Improve team collaboration using personality tests
Personality tests. Some swear by them, convinced that they improve team performance. Others consider them a complete waste of time. So, are personality tests worthwhile? And can they really promote teamwork on your service desk? Read on to discover more.
Personality tests over the years
The first personality tests were conducted at the end of the 18th century. According to the doctrine of phrenology, personality traits could be deduced from the shape of the skull. This branch of psychology, however, was later dismissed as quackery.
During the First World War, the US Army conducted personality tests to assess soldiers’ susceptibility to shell shock: a post-traumatic stress disorder that results from combat and typically manifests in anxiety or insomnia.
In the 40s and 50s, the tests were used to scientifically determine the basic characteristics of human personality, such as extraversion and receptiveness. These days, personality tests are often used to test a candidate’s suitability for a particular position or team. Some companies even employ personality tests as their sole method of candidate preselection.
Well-known personality tests
Numerous personality tests have been developed over the years. I’ve listed some of the best-known below:
- Myers – Briggs Type Indicator (MBTI). This test examines your behaviours and matches them to 4 basic characteristics, each indicated by a letter: (I) introversion, (E) extroversion, (T) thinking, (F) feeling, (J) judgement (P) perception, (S) sensing and (N) intuition. The 4 letters that emerge from the test reveal what you prefer to focus on (outer world or inner world), how you process information, how you make decisions, and how you deal with the outside world and communicate with others. These are subsequently matched to 16 personality types.
- Minnesota Multiphasic Personality Inventory (MMPI). This test is often used in clinical and forensic investigations to diagnose mental health problems. The subject is assessed according to 10 clinical scales: hypochondria, depression, psychopathic deviation, femininity/masculinity, paranoia, psychasthenia, schizophrenia, mania, and social introversion.
- Big Five. The Big Five is one of the most popular personality tests. It analyzes 5 personality traits, the results of which provide insight into your levels of:
- Openness – you enjoy learning new things and are open to new experiences;
- Conscientiousness – you have a high degree of self-discipline and are reliable, organized, methodical and thorough;
- Extraversion – you enjoy interacting with others and are energetic, talkative and assertive;
- Agreeableness – you’re friendly, cooperative, kind and compassionate;
- And neuroticism – you experience emotional instability and negative emotions, and are moody and tense.

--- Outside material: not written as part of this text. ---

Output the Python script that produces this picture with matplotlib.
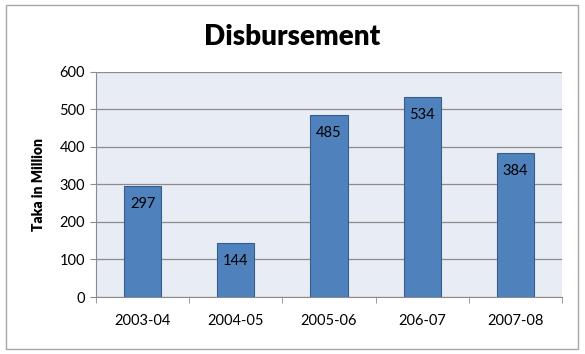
import matplotlib.pyplot as plt
from matplotlib.patches import Rectangle

# data
years = ['2003-04', '2004-05', '2005-06', '206-07', '2007-08']
disbursement = [297, 144, 485, 534, 384]

plt.rcParams['font.family'] = ['Lato', 'DejaVu Sans']

fig = plt.figure(figsize=(5.85, 3.54), dpi=100)
ax = fig.add_axes([0.164, 0.161, 0.797, 0.636])

# outer chart border
fig.patches.append(Rectangle((0.010, 0.014), 0.978, 0.972, transform=fig.transFigure,
                             fill=False, edgecolor='#a6a6a6', linewidth=1.0))

x = range(len(years))
bars = ax.bar(x, disbursement, width=0.4, color='#4f81bd', edgecolor='#385d8a',
              linewidth=0.8, zorder=3)

for xi, v in zip(x, disbursement):
    ax.annotate(str(v), (xi, v), xytext=(0, -8), textcoords='offset points',
                ha='center', va='top', fontsize=10.5, color='black', zorder=4)

ax.set_xlim(-0.5, len(years) - 0.5)
ax.set_ylim(0, 600)
ax.set_yticks(range(0, 601, 100))
ax.set_facecolor('#e8ecf4')
ax.grid(axis='y', color='#8c8c8c', linewidth=0.9, zorder=1)

# category ticks sit between the bars
ax.set_xticks(x)
ax.set_xticklabels(years, fontsize=10.5)
ax.tick_params(axis='x', length=0, pad=12)
ax.set_xticks([i - 0.5 for i in range(len(years) + 1)], minor=True)
ax.tick_params(axis='x', which='minor', length=4, color='#8c8c8c', direction='out')
ax.tick_params(axis='y', length=4, color='#8c8c8c', labelsize=10.5, pad=4)

for side in ['top', 'right']:
    ax.spines[side].set_visible(False)
ax.spines['left'].set_color('#8c8c8c')
ax.spines['bottom'].set_color('#8c8c8c')

ax.set_ylabel('Taka in Million', fontsize=10, fontweight='heavy', labelpad=10)
fig.text(0.5, 0.895, 'Disbursement', ha='center', va='center', fontsize=20, fontweight='heavy')

fig.savefig('out.png', dpi=100)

Can personality tests enhance the performance of your service desk?
Personality tests are a valuable tool for service desk managers. Why? Because each test sheds light on the various personality types of your service desk team members and the best way to engage them. Conducting personality tests enables your team to get better acquainted and understand what makes each other tick. In other words, it broadens your perspective. Perhaps one of your team members doesn’t contribute much during team discussions? This isn’t necessarily a sign of disinterest. A personality test might uncover that the person in question is afraid of conflict and responds to that fear by keeping their opinions to themselves.
You also learn to appreciate your employees for who they are. Maybe you’re frustrated with a team member’s lack of initiative? Take a closer look at that individual. There’s a good chance they excel at something else, something equally valuable, such as time management for example. Fostering teamwork in this way demonstrably improves your team’s effectiveness and produces happier service desk employees.
Personality tests shed light on the various personality types of your service desk team members and the best way to engage them.
Personality tests: useful, but not the be-all and end-all
Personality tests also have a number of drawbacks. Some use their test results as an excuse for poor work habits. ‘The test says that I’m chaotic, so there’s nothing I can do about being late for meetings.’ Another danger is that you start to label your employees. If you continuously approach a particular team member in a specific way, then that employee will begin to behave accordingly.
People also tend to view the outcome of such tests as indisputable. I do believe that personality tests add value, but you should always consider those aspects that might influence the results. Think of social factors, or the possibility that candidates choose to present themselves in a different light, because they have a certain result in mind.
So, you shouldn’t take the results at face value. In my opinion, they mustn’t become the guiding factor in how you engage with your team. Don’t think: ‘According to the test, that person is unassertive, so they’ll never give their opinion.’ Because if you gently persist in asking, they’ll eventually make their views known.